##### Data segment #####
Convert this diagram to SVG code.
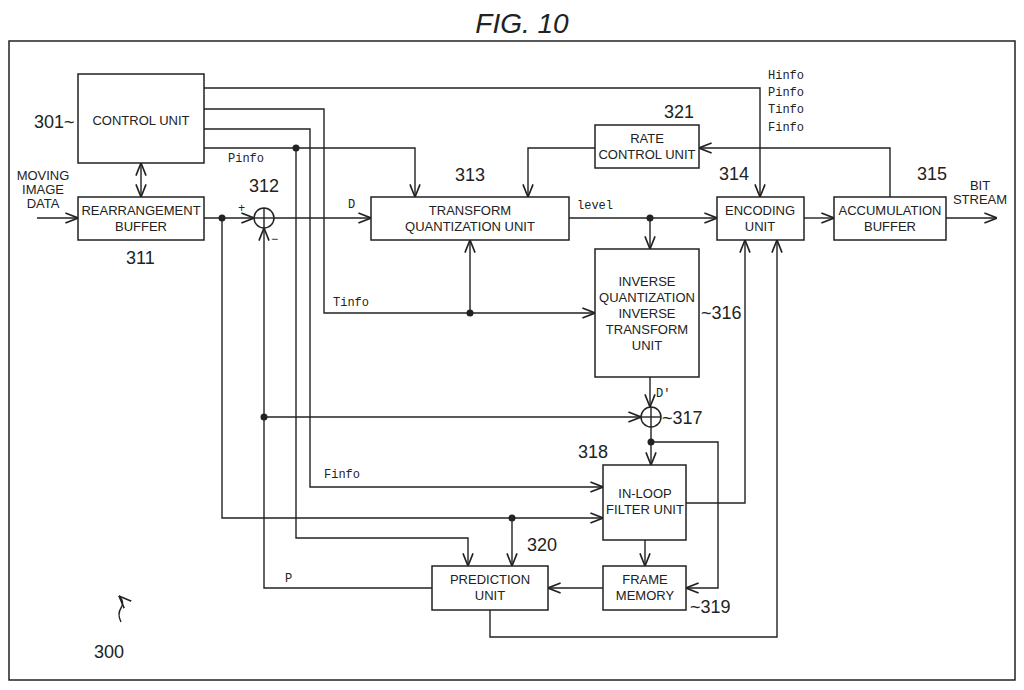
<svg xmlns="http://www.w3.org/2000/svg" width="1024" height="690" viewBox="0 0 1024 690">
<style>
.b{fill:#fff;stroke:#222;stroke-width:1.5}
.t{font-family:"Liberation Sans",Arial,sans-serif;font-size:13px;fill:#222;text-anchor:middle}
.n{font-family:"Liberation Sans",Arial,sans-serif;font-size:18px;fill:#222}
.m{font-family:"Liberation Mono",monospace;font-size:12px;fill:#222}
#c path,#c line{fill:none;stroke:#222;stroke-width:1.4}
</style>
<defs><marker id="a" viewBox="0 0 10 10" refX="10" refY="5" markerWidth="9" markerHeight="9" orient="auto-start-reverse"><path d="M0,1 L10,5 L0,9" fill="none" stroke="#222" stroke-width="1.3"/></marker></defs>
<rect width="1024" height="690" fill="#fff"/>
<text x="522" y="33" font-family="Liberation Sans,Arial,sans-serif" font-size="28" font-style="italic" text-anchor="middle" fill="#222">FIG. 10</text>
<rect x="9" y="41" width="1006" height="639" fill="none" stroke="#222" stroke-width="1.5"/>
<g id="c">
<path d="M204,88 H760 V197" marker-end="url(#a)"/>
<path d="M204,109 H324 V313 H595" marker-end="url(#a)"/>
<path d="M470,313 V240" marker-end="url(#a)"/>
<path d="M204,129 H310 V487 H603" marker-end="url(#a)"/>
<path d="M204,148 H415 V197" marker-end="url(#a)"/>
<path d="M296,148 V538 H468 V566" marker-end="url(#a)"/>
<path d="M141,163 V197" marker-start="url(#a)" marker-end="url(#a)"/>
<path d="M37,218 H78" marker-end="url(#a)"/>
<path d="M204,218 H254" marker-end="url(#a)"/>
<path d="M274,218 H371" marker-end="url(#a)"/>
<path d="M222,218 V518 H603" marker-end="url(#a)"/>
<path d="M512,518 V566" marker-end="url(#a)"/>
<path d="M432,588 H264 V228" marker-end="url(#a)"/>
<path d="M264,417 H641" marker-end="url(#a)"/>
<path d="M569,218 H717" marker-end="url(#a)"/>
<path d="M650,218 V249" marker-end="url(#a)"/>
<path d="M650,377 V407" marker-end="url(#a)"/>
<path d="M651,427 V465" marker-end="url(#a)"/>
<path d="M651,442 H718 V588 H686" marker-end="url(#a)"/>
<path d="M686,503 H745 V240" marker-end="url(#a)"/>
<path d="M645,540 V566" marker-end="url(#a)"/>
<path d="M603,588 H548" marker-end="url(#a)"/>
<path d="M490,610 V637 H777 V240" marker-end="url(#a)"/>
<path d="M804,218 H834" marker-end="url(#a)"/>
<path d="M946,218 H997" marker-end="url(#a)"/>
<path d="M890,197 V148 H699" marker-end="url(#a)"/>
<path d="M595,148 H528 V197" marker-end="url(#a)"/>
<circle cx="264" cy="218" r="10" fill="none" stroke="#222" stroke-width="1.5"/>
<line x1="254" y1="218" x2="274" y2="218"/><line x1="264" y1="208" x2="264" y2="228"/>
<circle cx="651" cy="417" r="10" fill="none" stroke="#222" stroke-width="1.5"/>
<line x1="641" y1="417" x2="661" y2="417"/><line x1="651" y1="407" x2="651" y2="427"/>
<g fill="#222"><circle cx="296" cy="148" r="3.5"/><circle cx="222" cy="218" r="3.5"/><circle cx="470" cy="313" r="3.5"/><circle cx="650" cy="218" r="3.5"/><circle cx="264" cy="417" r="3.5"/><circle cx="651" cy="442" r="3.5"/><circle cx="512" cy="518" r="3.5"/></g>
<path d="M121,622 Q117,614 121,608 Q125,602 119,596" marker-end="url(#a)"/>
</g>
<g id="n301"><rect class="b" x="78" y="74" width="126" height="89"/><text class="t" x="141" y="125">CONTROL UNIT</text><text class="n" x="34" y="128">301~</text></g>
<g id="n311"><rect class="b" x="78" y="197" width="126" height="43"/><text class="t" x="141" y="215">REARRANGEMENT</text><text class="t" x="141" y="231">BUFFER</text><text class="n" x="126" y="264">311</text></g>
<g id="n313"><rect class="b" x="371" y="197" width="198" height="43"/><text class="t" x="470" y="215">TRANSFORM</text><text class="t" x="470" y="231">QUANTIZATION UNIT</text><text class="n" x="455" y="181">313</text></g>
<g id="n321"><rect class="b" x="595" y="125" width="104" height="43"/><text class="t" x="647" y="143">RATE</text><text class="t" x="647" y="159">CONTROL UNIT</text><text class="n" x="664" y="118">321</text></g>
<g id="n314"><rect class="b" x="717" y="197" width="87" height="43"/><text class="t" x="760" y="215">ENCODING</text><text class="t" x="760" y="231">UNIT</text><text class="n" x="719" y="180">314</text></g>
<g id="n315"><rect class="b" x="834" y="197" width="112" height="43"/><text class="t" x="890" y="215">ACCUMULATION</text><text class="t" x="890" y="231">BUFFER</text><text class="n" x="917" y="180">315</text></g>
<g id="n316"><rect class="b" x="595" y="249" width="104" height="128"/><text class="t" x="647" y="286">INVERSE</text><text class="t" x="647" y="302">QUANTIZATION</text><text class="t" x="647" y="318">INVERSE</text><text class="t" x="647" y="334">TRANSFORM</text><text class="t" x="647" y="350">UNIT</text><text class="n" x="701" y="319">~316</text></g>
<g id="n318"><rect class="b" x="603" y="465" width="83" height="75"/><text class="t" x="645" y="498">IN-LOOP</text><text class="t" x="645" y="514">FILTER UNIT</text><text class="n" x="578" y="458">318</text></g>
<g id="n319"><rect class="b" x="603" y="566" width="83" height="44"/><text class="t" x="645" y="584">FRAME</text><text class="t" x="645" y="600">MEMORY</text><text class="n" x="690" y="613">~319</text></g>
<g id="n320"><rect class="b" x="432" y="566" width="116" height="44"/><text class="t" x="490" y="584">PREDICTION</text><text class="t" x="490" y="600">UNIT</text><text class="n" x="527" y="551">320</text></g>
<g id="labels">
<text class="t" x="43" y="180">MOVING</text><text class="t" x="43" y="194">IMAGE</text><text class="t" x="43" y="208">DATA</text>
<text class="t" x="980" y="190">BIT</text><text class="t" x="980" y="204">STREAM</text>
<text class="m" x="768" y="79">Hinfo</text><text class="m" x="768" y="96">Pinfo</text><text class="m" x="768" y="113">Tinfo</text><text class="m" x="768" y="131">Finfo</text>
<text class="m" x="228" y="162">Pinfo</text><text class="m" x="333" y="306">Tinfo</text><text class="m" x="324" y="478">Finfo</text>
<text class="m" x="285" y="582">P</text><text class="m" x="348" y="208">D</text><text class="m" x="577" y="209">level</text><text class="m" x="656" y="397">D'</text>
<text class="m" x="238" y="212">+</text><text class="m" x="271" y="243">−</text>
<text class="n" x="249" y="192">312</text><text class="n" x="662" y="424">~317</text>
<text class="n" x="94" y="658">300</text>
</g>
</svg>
#####
Copy the listing over exactly, skipping the pictures it holds.

Convert this diagram to SVG code.
<svg xmlns="http://www.w3.org/2000/svg" width="1024" height="690" viewBox="0 0 1024 690">
<style>
.b{fill:#fff;stroke:#222;stroke-width:1.5}
.t{font-family:"Liberation Sans",Arial,sans-serif;font-size:13px;fill:#222;text-anchor:middle}
.n{font-family:"Liberation Sans",Arial,sans-serif;font-size:18px;fill:#222}
.m{font-family:"Liberation Mono",monospace;font-size:12px;fill:#222}
#c path,#c line{fill:none;stroke:#222;stroke-width:1.4}
</style>
<defs><marker id="a" viewBox="0 0 10 10" refX="10" refY="5" markerWidth="9" markerHeight="9" orient="auto-start-reverse"><path d="M0,1 L10,5 L0,9" fill="none" stroke="#222" stroke-width="1.3"/></marker></defs>
<rect width="1024" height="690" fill="#fff"/>
<text x="522" y="33" font-family="Liberation Sans,Arial,sans-serif" font-size="28" font-style="italic" text-anchor="middle" fill="#222">FIG. 10</text>
<rect x="9" y="41" width="1006" height="639" fill="none" stroke="#222" stroke-width="1.5"/>
<g id="c">
<path d="M204,88 H760 V197" marker-end="url(#a)"/>
<path d="M204,109 H324 V313 H595" marker-end="url(#a)"/>
<path d="M470,313 V240" marker-end="url(#a)"/>
<path d="M204,129 H310 V487 H603" marker-end="url(#a)"/>
<path d="M204,148 H415 V197" marker-end="url(#a)"/>
<path d="M296,148 V538 H468 V566" marker-end="url(#a)"/>
<path d="M141,163 V197" marker-start="url(#a)" marker-end="url(#a)"/>
<path d="M37,218 H78" marker-end="url(#a)"/>
<path d="M204,218 H254" marker-end="url(#a)"/>
<path d="M274,218 H371" marker-end="url(#a)"/>
<path d="M222,218 V518 H603" marker-end="url(#a)"/>
<path d="M512,518 V566" marker-end="url(#a)"/>
<path d="M432,588 H264 V228" marker-end="url(#a)"/>
<path d="M264,417 H641" marker-end="url(#a)"/>
<path d="M569,218 H717" marker-end="url(#a)"/>
<path d="M650,218 V249" marker-end="url(#a)"/>
<path d="M650,377 V407" marker-end="url(#a)"/>
<path d="M651,427 V465" marker-end="url(#a)"/>
<path d="M651,442 H718 V588 H686" marker-end="url(#a)"/>
<path d="M686,503 H745 V240" marker-end="url(#a)"/>
<path d="M645,540 V566" marker-end="url(#a)"/>
<path d="M603,588 H548" marker-end="url(#a)"/>
<path d="M490,610 V637 H777 V240" marker-end="url(#a)"/>
<path d="M804,218 H834" marker-end="url(#a)"/>
<path d="M946,218 H997" marker-end="url(#a)"/>
<path d="M890,197 V148 H699" marker-end="url(#a)"/>
<path d="M595,148 H528 V197" marker-end="url(#a)"/>
<circle cx="264" cy="218" r="10" fill="none" stroke="#222" stroke-width="1.5"/>
<line x1="254" y1="218" x2="274" y2="218"/><line x1="264" y1="208" x2="264" y2="228"/>
<circle cx="651" cy="417" r="10" fill="none" stroke="#222" stroke-width="1.5"/>
<line x1="641" y1="417" x2="661" y2="417"/><line x1="651" y1="407" x2="651" y2="427"/>
<g fill="#222"><circle cx="296" cy="148" r="3.5"/><circle cx="222" cy="218" r="3.5"/><circle cx="470" cy="313" r="3.5"/><circle cx="650" cy="218" r="3.5"/><circle cx="264" cy="417" r="3.5"/><circle cx="651" cy="442" r="3.5"/><circle cx="512" cy="518" r="3.5"/></g>
<path d="M121,622 Q117,614 121,608 Q125,602 119,596" marker-end="url(#a)"/>
</g>
<g id="n301"><rect class="b" x="78" y="74" width="126" height="89"/><text class="t" x="141" y="125">CONTROL UNIT</text><text class="n" x="34" y="128">301~</text></g>
<g id="n311"><rect class="b" x="78" y="197" width="126" height="43"/><text class="t" x="141" y="215">REARRANGEMENT</text><text class="t" x="141" y="231">BUFFER</text><text class="n" x="126" y="264">311</text></g>
<g id="n313"><rect class="b" x="371" y="197" width="198" height="43"/><text class="t" x="470" y="215">TRANSFORM</text><text class="t" x="470" y="231">QUANTIZATION UNIT</text><text class="n" x="455" y="181">313</text></g>
<g id="n321"><rect class="b" x="595" y="125" width="104" height="43"/><text class="t" x="647" y="143">RATE</text><text class="t" x="647" y="159">CONTROL UNIT</text><text class="n" x="664" y="118">321</text></g>
<g id="n314"><rect class="b" x="717" y="197" width="87" height="43"/><text class="t" x="760" y="215">ENCODING</text><text class="t" x="760" y="231">UNIT</text><text class="n" x="719" y="180">314</text></g>
<g id="n315"><rect class="b" x="834" y="197" width="112" height="43"/><text class="t" x="890" y="215">ACCUMULATION</text><text class="t" x="890" y="231">BUFFER</text><text class="n" x="917" y="180">315</text></g>
<g id="n316"><rect class="b" x="595" y="249" width="104" height="128"/><text class="t" x="647" y="286">INVERSE</text><text class="t" x="647" y="302">QUANTIZATION</text><text class="t" x="647" y="318">INVERSE</text><text class="t" x="647" y="334">TRANSFORM</text><text class="t" x="647" y="350">UNIT</text><text class="n" x="701" y="319">~316</text></g>
<g id="n318"><rect class="b" x="603" y="465" width="83" height="75"/><text class="t" x="645" y="498">IN-LOOP</text><text class="t" x="645" y="514">FILTER UNIT</text><text class="n" x="578" y="458">318</text></g>
<g id="n319"><rect class="b" x="603" y="566" width="83" height="44"/><text class="t" x="645" y="584">FRAME</text><text class="t" x="645" y="600">MEMORY</text><text class="n" x="690" y="613">~319</text></g>
<g id="n320"><rect class="b" x="432" y="566" width="116" height="44"/><text class="t" x="490" y="584">PREDICTION</text><text class="t" x="490" y="600">UNIT</text><text class="n" x="527" y="551">320</text></g>
<g id="labels">
<text class="t" x="43" y="180">MOVING</text><text class="t" x="43" y="194">IMAGE</text><text class="t" x="43" y="208">DATA</text>
<text class="t" x="980" y="190">BIT</text><text class="t" x="980" y="204">STREAM</text>
<text class="m" x="768" y="79">Hinfo</text><text class="m" x="768" y="96">Pinfo</text><text class="m" x="768" y="113">Tinfo</text><text class="m" x="768" y="131">Finfo</text>
<text class="m" x="228" y="162">Pinfo</text><text class="m" x="333" y="306">Tinfo</text><text class="m" x="324" y="478">Finfo</text>
<text class="m" x="285" y="582">P</text><text class="m" x="348" y="208">D</text><text class="m" x="577" y="209">level</text><text class="m" x="656" y="397">D'</text>
<text class="m" x="238" y="212">+</text><text class="m" x="271" y="243">−</text>
<text class="n" x="249" y="192">312</text><text class="n" x="662" y="424">~317</text>
<text class="n" x="94" y="658">300</text>
</g>
</svg>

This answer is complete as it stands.